> **Written exercise**
Where a line in the listing contains the string "this", copy that line out.
--------------------------------
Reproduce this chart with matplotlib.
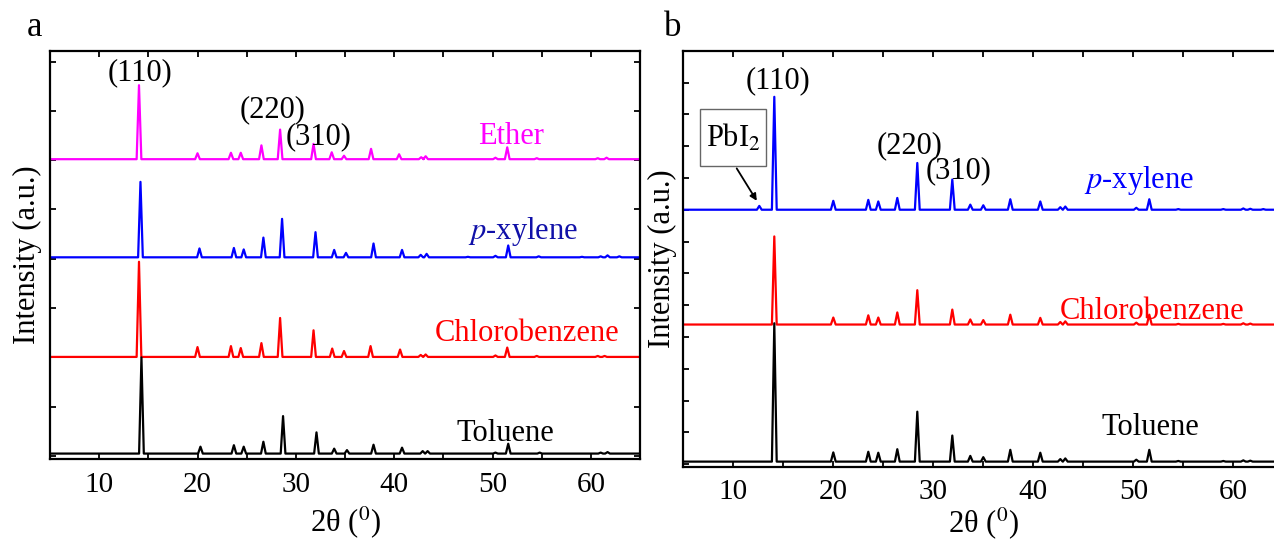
import matplotlib
matplotlib.use('Agg')
import matplotlib.pyplot as plt
from matplotlib.patches import Rectangle
from matplotlib.ticker import MultipleLocator

plt.rcParams['font.family'] = ['Liberation Serif', 'DejaVu Serif']
plt.rcParams['mathtext.fontset'] = 'stix'

# ---- panel a : peak positions (2theta) and heights, baseline offsets ----
a_ether_pos = [14.05, 20.0, 23.4, 24.4, 26.5, 28.4, 31.8, 33.65, 34.9, 37.65, 40.5, 42.75, 43.2, 50.3, 51.5, 54.5, 60.7, 61.6]
a_ether_h = [1.50, 0.12, 0.13, 0.13, 0.28, 0.60, 0.31, 0.14, 0.07, 0.21, 0.10, 0.04, 0.06, 0.03, 0.24, 0.02, 0.02, 0.03]
a_pxyl_pos = [14.2, 20.2, 23.7, 24.7, 26.7, 28.6, 32.0, 33.9, 35.1, 37.9, 40.8, 42.7, 43.3, 47.5, 50.3, 51.6, 54.7, 59.1, 61.0, 61.7, 62.9]
a_pxyl_h = [1.53, 0.18, 0.19, 0.16, 0.40, 0.78, 0.51, 0.15, 0.09, 0.28, 0.15, 0.05, 0.07, 0.01, 0.03, 0.24, 0.02, 0.01, 0.02, 0.04, 0.02]
a_chloro_pos = [14.05, 20.0, 23.4, 24.4, 26.5, 28.4, 31.8, 33.7, 34.9, 37.6, 40.6, 42.7, 43.2, 50.3, 51.5, 54.5, 60.7, 61.4]
a_chloro_h = [1.93, 0.20, 0.22, 0.18, 0.28, 0.79, 0.54, 0.17, 0.12, 0.22, 0.15, 0.04, 0.05, 0.03, 0.19, 0.02, 0.02, 0.02]
a_tol_pos = [14.3, 20.3, 23.7, 24.7, 26.7, 28.7, 32.1, 33.9, 35.2, 37.9, 40.8, 42.9, 43.4, 50.3, 51.6, 54.8, 61.0, 61.7]
a_tol_h = [1.95, 0.14, 0.17, 0.14, 0.24, 0.76, 0.43, 0.10, 0.07, 0.18, 0.12, 0.05, 0.05, 0.02, 0.20, 0.02, 0.02, 0.03]
a_offsets = {'Ether': 6.02, 'p-xylene': 4.03, 'Chlorobenzene': 2.01, 'Toluene': 0.05}

# ---- panel b ----
b_pxyl_pos = [12.6, 14.1, 20.0, 23.5, 24.5, 26.4, 28.4, 31.9, 33.7, 35.0, 37.7, 40.7, 42.7, 43.2, 50.3, 51.6, 54.5, 59.0, 61.0, 61.7, 63.0]
b_pxyl_h = [0.12, 3.55, 0.28, 0.31, 0.26, 0.37, 1.47, 0.95, 0.16, 0.14, 0.33, 0.26, 0.08, 0.10, 0.06, 0.33, 0.02, 0.02, 0.04, 0.03, 0.02]
b_pos = [14.1, 20.0, 23.5, 24.5, 26.4, 28.4, 31.9, 33.7, 35.0, 37.7, 40.7, 42.7, 43.2, 50.3, 51.6, 54.5, 59.0, 61.0, 61.7]
b_chloro_h = [2.77, 0.22, 0.29, 0.22, 0.38, 1.08, 0.47, 0.16, 0.14, 0.31, 0.21, 0.08, 0.10, 0.06, 0.31, 0.02, 0.02, 0.04, 0.03]
b_tol_h = [4.35, 0.29, 0.31, 0.28, 0.39, 1.57, 0.82, 0.18, 0.14, 0.37, 0.28, 0.08, 0.10, 0.06, 0.37, 0.02, 0.02, 0.04, 0.03]
b_offsets = {'p-xylene': 8.0, 'Chlorobenzene': 4.39, 'Toluene': 0.08}

X_START, X_END = 5, 65
HW = 0.24  # half width of each peak


def pattern(pos, h, base):
    # polyline through baseline and peak tops
    xs, ys = [X_START], [base]
    for p, hh in zip(pos, h):
        xs += [p - HW, p, p + HW]
        ys += [base, base + hh, base]
    xs.append(X_END)
    ys.append(base)
    return xs, ys


def style_axes(ax, ymax, ylo):
    ax.set_xlim(5, 65)
    ax.set_ylim(ylo, ymax)
    ax.xaxis.set_major_locator(MultipleLocator(10))
    ax.xaxis.set_minor_locator(MultipleLocator(5))
    ax.yaxis.set_major_locator(MultipleLocator(1))
    ax.tick_params(which='both', direction='in', top=True, right=True, width=1.3, length=4.5)
    ax.tick_params(axis='x', labelsize=21, pad=9)
    ax.tick_params(axis='y', labelleft=False)
    for s in ax.spines.values():
        s.set_linewidth(1.6)


fig = plt.figure(figsize=(12.74, 5.4), dpi=100)
ax1 = fig.add_axes([50 / 1274, 81 / 540, 590 / 1274, 408.3 / 540])
ax2 = fig.add_axes([683.3 / 1274, 73.3 / 540, 600 / 1274, 416 / 540])

lw = 1.6
ax1.plot(*pattern(a_ether_pos, a_ether_h, a_offsets['Ether']), color='#ff00ff', lw=lw)
ax1.plot(*pattern(a_pxyl_pos, a_pxyl_h, a_offsets['p-xylene']), color='#0000ff', lw=lw)
ax1.plot(*pattern(a_chloro_pos, a_chloro_h, a_offsets['Chlorobenzene']), color='#ff0000', lw=lw)
ax1.plot(*pattern(a_tol_pos, a_tol_h, a_offsets['Toluene']), color='black', lw=lw)
style_axes(ax1, 8.22, -0.06)

fs = 22
ax1.text(14.15, 7.77, '(110)', ha='center', va='center', fontsize=fs)
ax1.text(27.68, 7.02, '(220)', ha='center', va='center', fontsize=fs)
ax1.text(32.29, 6.48, '(310)', ha='center', va='center', fontsize=fs)
ax1.text(51.86, 6.48, 'Ether', ha='center', va='center', fontsize=fs, color='#ff00ff')
ax1.text(53.1, 4.55, '$p$-xylene', ha='center', va='center', fontsize=fs, color='#1010a8')
ax1.text(53.5, 2.49, 'Chlorobenzene', ha='center', va='center', fontsize=fs, color='#ff0000')
ax1.text(51.35, 0.46, 'Toluene', ha='center', va='center', fontsize=fs)

ax2.plot(*pattern(b_pxyl_pos, b_pxyl_h, b_offsets['p-xylene']), color='#0000ff', lw=lw)
ax2.plot(*pattern(b_pos, b_chloro_h, b_offsets['Chlorobenzene']), color='#ff0000', lw=lw)
ax2.plot(*pattern(b_pos, b_tol_h, b_offsets['Toluene']), color='black', lw=lw)
style_axes(ax2, 13.0, -0.08)

ax2.text(14.47, 12.06, '(110)', ha='center', va='center', fontsize=fs)
ax2.text(27.62, 10.02, '(220)', ha='center', va='center', fontsize=fs)
ax2.text(32.57, 9.22, '(310)', ha='center', va='center', fontsize=fs)
ax2.text(50.57, 8.92, '$p$-xylene', ha='center', va='center', fontsize=fs, color='#0000ff')
ax2.text(51.92, 4.79, 'Chlorobenzene', ha='center', va='center', fontsize=fs, color='#ff0000')
ax2.text(51.75, 1.14, 'Toluene', ha='center', va='center', fontsize=fs)

# PbI2 label box with arrow to the small impurity peak
ax2.add_patch(Rectangle((6.67, 9.36), 6.6, 1.82, fc='white', ec='#666666', lw=1, zorder=3))
ax2.text(9.97, 10.25, 'PbI$_2$', ha='center', va='center', fontsize=fs, zorder=4)
ax2.annotate('', xy=(12.35, 8.28), xytext=(10.34, 9.3),
             arrowprops=dict(arrowstyle='-|>', color='black', lw=1.3, shrinkA=0, shrinkB=0))

for ax in (ax1, ax2):
    ax.set_xlabel(r'2θ ($^{0}$)', fontsize=22)
    ax.set_ylabel('Intensity (a.u.)', fontsize=22)
ax1.xaxis.set_label_coords(0.5, -0.11)
ax2.xaxis.set_label_coords(0.5, -0.092)
ax1.yaxis.set_label_coords(-0.014, 0.5)
ax2.yaxis.set_label_coords(-0.01, 0.5)

fig.text(34 / 1274, 1 - 27 / 540, 'a', fontsize=25, ha='center', va='center')
fig.text(673 / 1274, 1 - 27 / 540, 'b', fontsize=25, ha='center', va='center')

fig.savefig('out.png', dpi=100)
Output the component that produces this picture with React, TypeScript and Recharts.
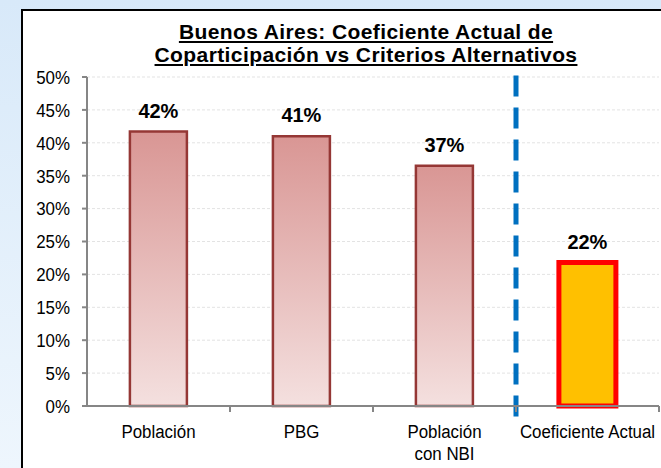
import { BarChart, Bar, Cell, CartesianGrid, XAxis, YAxis, LabelList, ReferenceLine } from "recharts";

const categories = ["Población", "PBG", "Población\ncon NBI", "Coeficiente Actual"];
const shares = [0.417, 0.41, 0.365, 0.218];
const yTicks = [0, 0.05, 0.1, 0.15, 0.2, 0.25, 0.3, 0.35, 0.4, 0.45, 0.5];

const data = categories.map((name, i) => ({ name, value: shares[i] }));

const sans = "'Liberation Sans', Arial, sans-serif";
// no Arial Narrow here, so squeeze Liberation Sans a bit
const squeeze = 0.89;

function CategoryTick(props: any) {
  const { x, y, payload } = props;
  const half = payload.offset ?? 143 / 2;
  const lines = String(payload.value).split("\n");
  return (
    <g>
      <line x1={x + half} x2={x + half} y1={y} y2={y + 6} stroke="#868686" strokeWidth={2} />
      <text
        transform={`translate(${x},${y + 32}) scale(${squeeze},1)`}
        textAnchor="middle"
        fontFamily={sans}
        fontSize={19}
        fill="#000"
      >
        {lines.map((l, i) => (
          <tspan key={i} x={0} dy={i === 0 ? 0 : 22}>
            {l}
          </tspan>
        ))}
      </text>
    </g>
  );
}

function PercentTick(props: any) {
  const { x, y, payload } = props;
  return (
    <text
      transform={`translate(${x},${y}) scale(${squeeze},1)`}
      textAnchor="end"
      dy="0.36em"
      fontFamily={sans}
      fontSize={19}
      fill="#000"
    >
      {`${Math.round(payload.value * 100)}%`}
    </text>
  );
}

function App() {
  return (
    <div
      style={{
        position: "absolute",
        left: 0,
        top: 0,
        width: 661,
        height: 468,
        overflow: "hidden",
        background: "linear-gradient(to bottom, #d8e9f9, #eef6fd)",
      }}
    >
      <div
        style={{
          position: "absolute",
          left: 21,
          top: 9,
          width: 700,
          height: 500,
          background: "#fff",
          border: "2px solid #000",
        }}
      />
      <div
        style={{
          position: "absolute",
          left: 66,
          top: 20,
          width: 600,
          textAlign: "center",
          fontFamily: sans,
          fontWeight: "bold",
          fontSize: 21,
          letterSpacing: 0.4,
          lineHeight: "23px",
          textDecoration: "underline",
          color: "#000",
        }}
      >
        Buenos Aires: Coeficiente Actual de
        <br />
        Coparticipación vs Criterios Alternativos
      </div>
      <div style={{ position: "absolute", left: 0, top: 0 }}>
        <BarChart
          width={661}
          height={468}
          data={data}
          margin={{ top: 77, right: 2, left: 27, bottom: 12 }}
          barCategoryGap="30%"
        >
          <defs>
            <linearGradient id="redFade" x1="0" y1="0" x2="0" y2="1">
              <stop offset="0%" stopColor="#d99694" />
              <stop offset="100%" stopColor="#f4e0df" />
            </linearGradient>
          </defs>
          <CartesianGrid vertical={false} stroke="#e3e3e3" strokeDasharray="3 2" />
          <XAxis
            dataKey="name"
            height={50}
            stroke="#868686"
            strokeWidth={2}
            tickLine={false}
            tickSize={0}
            tickMargin={0}
            interval={0}
            tick={<CategoryTick />}
          />
          <YAxis
            width={60}
            domain={[0, 0.5]}
            ticks={yTicks}
            stroke="#868686"
            strokeWidth={2}
            tickSize={5}
            tickMargin={12}
            tick={<PercentTick />}
          />
          <Bar dataKey="value" isAnimationActive={false}>
            {data.map((d, i) =>
              i === data.length - 1 ? (
                <Cell key={d.name} fill="#ffc000" stroke="#ff0000" strokeWidth={5} />
              ) : (
                <Cell key={d.name} fill="url(#redFade)" stroke="#953735" strokeWidth={2.5} />
              )
            )}
            <LabelList
              dataKey="value"
              position="top"
              offset={14}
              formatter={(v: any) => `${Math.round(Number(v) * 100)}%`}
              style={{ fontFamily: sans, fontWeight: "bold", fontSize: 20, fill: "#000" }}
            />
          </Bar>
          <ReferenceLine
            segment={[
              { x: "Coeficiente Actual", y: -0.016 },
              { x: "Coeficiente Actual", y: 0.508 },
            ]}
            position="start"
            ifOverflow="visible"
            stroke="#0070c0"
            strokeWidth={5}
            strokeDasharray="21 11"
          />
        </BarChart>
      </div>
    </div>
  );
}

export default App;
--------------------------------
> **Answer for the task**
Reproduce this chart with matplotlib.
Output the component that produces this picture with React, TypeScript and Recharts.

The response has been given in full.